-- BEGIN Material provided --
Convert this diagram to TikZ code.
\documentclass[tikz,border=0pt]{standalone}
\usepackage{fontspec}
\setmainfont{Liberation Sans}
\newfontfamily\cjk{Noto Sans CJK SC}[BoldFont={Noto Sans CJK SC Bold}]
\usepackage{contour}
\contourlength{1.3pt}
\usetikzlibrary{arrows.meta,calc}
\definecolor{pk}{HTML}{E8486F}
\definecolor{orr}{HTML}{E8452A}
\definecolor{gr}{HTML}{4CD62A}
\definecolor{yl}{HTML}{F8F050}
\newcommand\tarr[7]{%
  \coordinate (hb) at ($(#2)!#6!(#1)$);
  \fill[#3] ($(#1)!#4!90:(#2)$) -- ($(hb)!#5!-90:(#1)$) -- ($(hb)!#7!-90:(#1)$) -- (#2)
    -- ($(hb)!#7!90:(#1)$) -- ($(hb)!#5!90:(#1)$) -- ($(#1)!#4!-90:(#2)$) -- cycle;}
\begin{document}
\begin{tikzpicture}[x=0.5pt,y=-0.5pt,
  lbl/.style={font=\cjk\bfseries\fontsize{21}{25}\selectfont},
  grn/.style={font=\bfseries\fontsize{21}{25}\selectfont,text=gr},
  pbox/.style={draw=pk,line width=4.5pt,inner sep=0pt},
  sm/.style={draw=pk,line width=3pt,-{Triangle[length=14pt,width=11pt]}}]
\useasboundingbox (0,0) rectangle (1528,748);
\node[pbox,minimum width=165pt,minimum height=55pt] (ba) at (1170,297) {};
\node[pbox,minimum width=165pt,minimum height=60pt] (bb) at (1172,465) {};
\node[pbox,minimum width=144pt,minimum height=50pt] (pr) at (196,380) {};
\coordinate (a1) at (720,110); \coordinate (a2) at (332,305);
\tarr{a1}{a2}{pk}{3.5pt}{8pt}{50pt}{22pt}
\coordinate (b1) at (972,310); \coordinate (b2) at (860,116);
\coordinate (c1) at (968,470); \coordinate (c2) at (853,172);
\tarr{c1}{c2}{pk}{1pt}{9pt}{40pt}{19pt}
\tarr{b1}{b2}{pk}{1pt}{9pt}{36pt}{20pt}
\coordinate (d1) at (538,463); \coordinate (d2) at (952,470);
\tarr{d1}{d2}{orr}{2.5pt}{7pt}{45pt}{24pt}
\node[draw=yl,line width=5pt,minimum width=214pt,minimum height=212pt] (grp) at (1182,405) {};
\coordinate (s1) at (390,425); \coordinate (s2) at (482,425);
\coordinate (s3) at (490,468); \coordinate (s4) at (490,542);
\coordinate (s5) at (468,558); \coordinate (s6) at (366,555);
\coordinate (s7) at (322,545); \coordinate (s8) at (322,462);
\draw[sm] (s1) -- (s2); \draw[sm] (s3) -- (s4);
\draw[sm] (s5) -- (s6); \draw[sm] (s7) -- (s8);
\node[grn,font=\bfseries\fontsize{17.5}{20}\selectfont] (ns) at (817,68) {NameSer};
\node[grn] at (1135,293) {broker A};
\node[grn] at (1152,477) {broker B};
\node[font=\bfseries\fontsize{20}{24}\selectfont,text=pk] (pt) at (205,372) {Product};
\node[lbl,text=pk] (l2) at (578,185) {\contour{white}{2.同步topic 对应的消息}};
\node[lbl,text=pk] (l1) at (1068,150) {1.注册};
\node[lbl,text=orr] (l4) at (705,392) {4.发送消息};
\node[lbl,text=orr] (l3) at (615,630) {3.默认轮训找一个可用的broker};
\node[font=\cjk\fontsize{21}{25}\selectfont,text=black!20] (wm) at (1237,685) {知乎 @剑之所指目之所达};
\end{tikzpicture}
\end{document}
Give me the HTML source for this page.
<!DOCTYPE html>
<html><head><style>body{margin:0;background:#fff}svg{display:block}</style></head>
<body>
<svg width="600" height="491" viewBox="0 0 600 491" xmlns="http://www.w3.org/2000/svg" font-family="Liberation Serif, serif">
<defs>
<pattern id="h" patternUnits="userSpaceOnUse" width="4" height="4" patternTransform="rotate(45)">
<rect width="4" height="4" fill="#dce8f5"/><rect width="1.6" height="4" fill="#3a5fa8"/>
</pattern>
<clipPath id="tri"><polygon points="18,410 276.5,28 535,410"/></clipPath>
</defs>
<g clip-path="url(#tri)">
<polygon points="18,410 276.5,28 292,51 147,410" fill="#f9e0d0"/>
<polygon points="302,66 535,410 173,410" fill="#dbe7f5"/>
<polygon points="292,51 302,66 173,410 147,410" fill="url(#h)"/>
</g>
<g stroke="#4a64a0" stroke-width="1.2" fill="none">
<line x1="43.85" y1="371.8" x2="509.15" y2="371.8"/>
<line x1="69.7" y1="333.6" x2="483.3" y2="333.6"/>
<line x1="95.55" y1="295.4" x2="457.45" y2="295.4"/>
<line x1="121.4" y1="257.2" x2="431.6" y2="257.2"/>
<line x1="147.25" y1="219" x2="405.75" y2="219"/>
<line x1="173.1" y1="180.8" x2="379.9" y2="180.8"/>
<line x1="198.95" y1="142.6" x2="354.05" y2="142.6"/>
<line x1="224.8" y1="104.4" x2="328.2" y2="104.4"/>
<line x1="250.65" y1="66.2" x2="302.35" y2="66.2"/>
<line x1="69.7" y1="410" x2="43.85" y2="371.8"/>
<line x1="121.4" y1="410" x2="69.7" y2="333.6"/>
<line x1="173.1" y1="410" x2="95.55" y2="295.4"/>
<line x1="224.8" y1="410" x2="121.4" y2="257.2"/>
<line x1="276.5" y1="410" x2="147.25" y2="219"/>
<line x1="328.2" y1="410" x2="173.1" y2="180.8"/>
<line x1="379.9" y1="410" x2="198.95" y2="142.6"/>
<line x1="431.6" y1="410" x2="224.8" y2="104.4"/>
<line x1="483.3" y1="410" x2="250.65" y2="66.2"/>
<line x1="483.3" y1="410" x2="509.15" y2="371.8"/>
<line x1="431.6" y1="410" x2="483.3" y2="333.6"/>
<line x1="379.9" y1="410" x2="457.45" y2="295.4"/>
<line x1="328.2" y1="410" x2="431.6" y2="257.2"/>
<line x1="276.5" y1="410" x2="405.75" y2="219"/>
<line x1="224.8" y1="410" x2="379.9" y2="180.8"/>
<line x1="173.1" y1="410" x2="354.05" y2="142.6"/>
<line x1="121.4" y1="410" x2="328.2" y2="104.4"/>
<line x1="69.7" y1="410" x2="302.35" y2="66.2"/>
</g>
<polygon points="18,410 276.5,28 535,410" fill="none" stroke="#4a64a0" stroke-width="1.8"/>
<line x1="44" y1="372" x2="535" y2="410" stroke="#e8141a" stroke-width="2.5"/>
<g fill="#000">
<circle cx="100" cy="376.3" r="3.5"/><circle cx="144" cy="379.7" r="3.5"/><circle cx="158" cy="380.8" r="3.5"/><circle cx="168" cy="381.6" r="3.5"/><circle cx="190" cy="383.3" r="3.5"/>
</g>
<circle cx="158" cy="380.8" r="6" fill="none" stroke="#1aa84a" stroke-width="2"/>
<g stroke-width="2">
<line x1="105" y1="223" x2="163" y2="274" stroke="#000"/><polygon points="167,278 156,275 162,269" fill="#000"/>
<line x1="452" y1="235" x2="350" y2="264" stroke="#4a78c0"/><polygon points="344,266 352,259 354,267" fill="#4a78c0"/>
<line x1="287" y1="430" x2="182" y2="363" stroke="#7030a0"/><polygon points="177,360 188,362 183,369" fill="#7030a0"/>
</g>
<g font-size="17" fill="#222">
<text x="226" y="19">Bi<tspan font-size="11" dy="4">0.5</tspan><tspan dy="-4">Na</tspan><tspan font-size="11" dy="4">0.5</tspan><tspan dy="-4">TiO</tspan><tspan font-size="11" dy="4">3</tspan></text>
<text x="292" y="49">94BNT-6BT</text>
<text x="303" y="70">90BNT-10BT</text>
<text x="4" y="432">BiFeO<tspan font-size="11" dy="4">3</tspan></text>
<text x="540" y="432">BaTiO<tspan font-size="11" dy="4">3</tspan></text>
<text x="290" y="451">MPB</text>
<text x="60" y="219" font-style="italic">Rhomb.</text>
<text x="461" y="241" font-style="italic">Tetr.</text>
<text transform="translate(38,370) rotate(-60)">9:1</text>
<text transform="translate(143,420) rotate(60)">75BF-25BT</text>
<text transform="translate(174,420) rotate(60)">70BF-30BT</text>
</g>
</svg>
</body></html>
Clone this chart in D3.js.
-- END Material provided --
What the task asks: Show the lines where the word "this" appears in the entries.

Result:
Convert this diagram to TikZ code.
Give me the HTML source for this page.
Clone this chart in D3.js.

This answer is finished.